### Record list
** begin **
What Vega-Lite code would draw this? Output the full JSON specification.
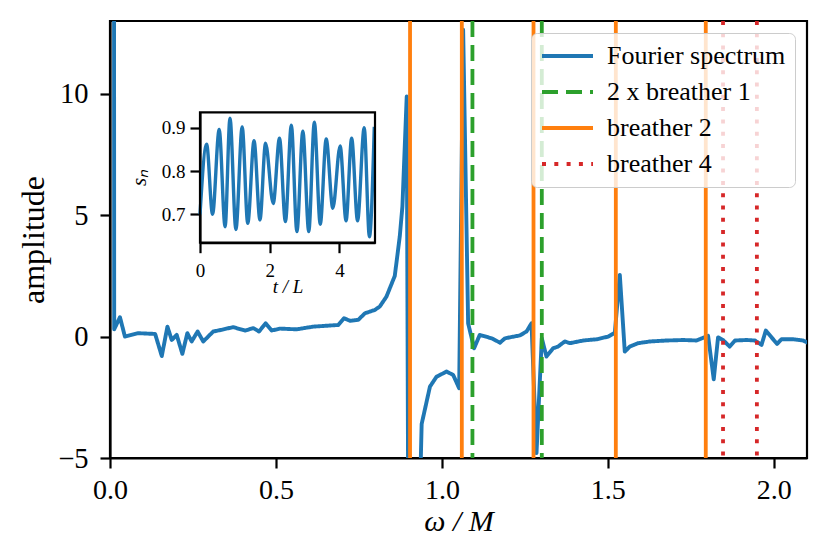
** end **
** begin **
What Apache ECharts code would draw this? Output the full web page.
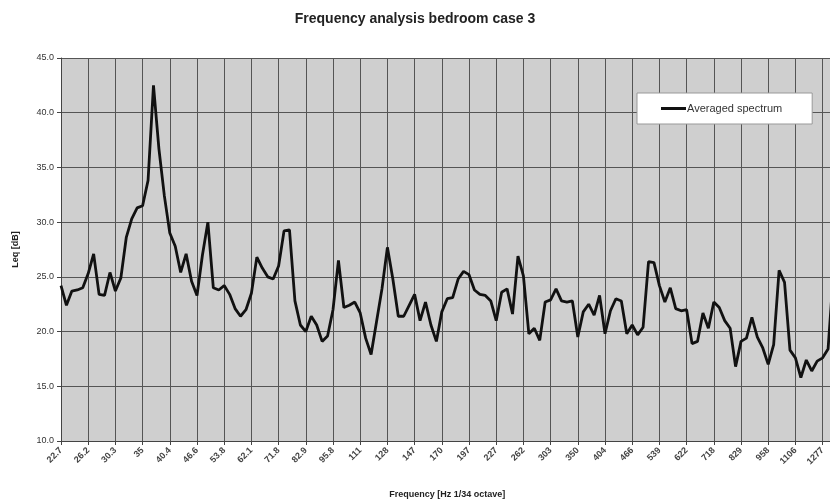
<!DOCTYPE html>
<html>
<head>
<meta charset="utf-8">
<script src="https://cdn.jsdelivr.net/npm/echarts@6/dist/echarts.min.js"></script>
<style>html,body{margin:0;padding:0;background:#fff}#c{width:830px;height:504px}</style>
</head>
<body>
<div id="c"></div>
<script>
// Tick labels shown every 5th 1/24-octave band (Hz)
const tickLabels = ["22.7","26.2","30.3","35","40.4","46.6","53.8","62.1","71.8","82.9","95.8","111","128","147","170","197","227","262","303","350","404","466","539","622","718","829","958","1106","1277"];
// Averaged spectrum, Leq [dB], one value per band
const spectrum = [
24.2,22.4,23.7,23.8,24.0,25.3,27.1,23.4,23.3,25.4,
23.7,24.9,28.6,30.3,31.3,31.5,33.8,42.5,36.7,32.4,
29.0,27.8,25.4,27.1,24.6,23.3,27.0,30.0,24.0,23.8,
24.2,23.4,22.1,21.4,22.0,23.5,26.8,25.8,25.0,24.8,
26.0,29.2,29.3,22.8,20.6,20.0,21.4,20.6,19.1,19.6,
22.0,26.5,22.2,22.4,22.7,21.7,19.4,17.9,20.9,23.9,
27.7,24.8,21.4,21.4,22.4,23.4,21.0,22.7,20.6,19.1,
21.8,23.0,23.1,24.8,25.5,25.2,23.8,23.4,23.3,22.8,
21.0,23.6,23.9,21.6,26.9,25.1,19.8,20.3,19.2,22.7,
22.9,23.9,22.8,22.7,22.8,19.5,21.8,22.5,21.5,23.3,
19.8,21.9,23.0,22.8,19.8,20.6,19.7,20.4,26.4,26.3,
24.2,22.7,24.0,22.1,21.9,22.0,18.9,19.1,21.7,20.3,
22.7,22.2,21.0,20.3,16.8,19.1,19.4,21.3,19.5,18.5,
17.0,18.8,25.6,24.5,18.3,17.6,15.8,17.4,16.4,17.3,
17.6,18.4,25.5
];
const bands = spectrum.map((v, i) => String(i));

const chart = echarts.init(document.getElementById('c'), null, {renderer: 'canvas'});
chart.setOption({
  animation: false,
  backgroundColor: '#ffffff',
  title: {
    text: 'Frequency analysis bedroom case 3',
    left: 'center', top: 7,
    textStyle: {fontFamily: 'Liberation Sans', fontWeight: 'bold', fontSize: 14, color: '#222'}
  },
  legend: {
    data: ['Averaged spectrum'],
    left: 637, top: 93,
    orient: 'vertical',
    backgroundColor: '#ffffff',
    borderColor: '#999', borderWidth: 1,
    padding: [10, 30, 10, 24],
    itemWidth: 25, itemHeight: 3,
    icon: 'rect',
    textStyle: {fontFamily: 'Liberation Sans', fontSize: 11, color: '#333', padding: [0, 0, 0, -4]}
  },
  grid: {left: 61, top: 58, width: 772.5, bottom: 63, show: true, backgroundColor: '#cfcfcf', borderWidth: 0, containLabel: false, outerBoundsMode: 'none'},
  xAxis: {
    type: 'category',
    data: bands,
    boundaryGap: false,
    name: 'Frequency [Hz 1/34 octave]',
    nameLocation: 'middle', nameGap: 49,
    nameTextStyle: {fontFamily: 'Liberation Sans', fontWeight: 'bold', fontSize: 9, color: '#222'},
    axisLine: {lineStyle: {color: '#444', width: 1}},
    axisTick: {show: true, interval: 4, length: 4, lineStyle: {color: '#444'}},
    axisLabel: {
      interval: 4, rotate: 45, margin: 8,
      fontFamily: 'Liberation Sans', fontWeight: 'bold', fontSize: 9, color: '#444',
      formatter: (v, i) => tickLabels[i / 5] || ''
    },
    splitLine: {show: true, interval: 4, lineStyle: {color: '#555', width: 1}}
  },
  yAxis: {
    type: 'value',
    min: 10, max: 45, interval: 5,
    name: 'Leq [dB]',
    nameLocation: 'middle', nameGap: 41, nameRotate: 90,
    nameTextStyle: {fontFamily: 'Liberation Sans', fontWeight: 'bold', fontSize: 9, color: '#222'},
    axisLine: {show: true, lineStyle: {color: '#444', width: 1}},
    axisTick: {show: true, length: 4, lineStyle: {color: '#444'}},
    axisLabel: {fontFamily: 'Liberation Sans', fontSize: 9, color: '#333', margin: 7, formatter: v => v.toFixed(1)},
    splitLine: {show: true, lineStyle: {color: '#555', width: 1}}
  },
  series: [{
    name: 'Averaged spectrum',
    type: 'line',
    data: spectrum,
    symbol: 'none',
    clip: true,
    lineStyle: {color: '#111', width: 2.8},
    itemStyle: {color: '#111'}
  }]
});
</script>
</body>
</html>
** end **
### The problem
Report how many lines of the entries hold the string "full". Provide the number alone.

### Solution below
2